▸ **WHAT TO DO**: Look at the data below and print exactly the lines from its first line through the line with "fig = go.Figure()"; the pictures stay out of the copy.

▸ **DATA PROVIDED**:
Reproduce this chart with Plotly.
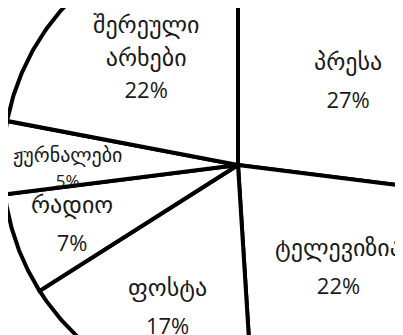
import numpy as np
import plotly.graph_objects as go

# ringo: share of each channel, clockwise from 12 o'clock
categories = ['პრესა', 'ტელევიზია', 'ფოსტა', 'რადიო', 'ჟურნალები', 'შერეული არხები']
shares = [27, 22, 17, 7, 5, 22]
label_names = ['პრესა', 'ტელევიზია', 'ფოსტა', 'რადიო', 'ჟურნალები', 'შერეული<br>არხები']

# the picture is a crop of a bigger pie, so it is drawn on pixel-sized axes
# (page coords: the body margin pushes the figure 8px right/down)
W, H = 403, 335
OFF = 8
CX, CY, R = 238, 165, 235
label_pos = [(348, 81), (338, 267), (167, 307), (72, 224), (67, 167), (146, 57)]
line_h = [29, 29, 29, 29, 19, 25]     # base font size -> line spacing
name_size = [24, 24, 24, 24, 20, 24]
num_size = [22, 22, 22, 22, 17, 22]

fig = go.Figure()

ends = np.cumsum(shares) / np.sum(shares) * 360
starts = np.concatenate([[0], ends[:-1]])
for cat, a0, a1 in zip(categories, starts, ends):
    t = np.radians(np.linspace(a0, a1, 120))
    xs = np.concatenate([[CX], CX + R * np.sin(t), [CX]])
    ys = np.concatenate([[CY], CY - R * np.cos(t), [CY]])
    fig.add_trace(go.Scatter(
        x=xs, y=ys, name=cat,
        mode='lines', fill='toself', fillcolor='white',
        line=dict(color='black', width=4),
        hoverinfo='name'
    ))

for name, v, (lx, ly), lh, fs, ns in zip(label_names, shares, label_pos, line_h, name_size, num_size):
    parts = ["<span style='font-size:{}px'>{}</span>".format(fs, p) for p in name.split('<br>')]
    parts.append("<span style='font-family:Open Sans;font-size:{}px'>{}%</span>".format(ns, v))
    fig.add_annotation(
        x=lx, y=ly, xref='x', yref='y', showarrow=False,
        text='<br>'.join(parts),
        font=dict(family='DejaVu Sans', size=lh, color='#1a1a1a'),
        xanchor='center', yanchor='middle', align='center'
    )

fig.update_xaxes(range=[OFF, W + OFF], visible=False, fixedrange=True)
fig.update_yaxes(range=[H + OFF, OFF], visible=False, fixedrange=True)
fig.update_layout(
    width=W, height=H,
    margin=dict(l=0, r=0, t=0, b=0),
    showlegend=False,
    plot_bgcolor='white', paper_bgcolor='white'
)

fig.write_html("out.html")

▸ **EXERCISE SOLUTION**:
Reproduce this chart with Plotly.
import numpy as np
import plotly.graph_objects as go

# ringo: share of each channel, clockwise from 12 o'clock
categories = ['პრესა', 'ტელევიზია', 'ფოსტა', 'რადიო', 'ჟურნალები', 'შერეული არხები']
shares = [27, 22, 17, 7, 5, 22]
label_names = ['პრესა', 'ტელევიზია', 'ფოსტა', 'რადიო', 'ჟურნალები', 'შერეული<br>არხები']

# the picture is a crop of a bigger pie, so it is drawn on pixel-sized axes
# (page coords: the body margin pushes the figure 8px right/down)
W, H = 403, 335
OFF = 8
CX, CY, R = 238, 165, 235
label_pos = [(348, 81), (338, 267), (167, 307), (72, 224), (67, 167), (146, 57)]
line_h = [29, 29, 29, 29, 19, 25]     # base font size -> line spacing
name_size = [24, 24, 24, 24, 20, 24]
num_size = [22, 22, 22, 22, 17, 22]

fig = go.Figure()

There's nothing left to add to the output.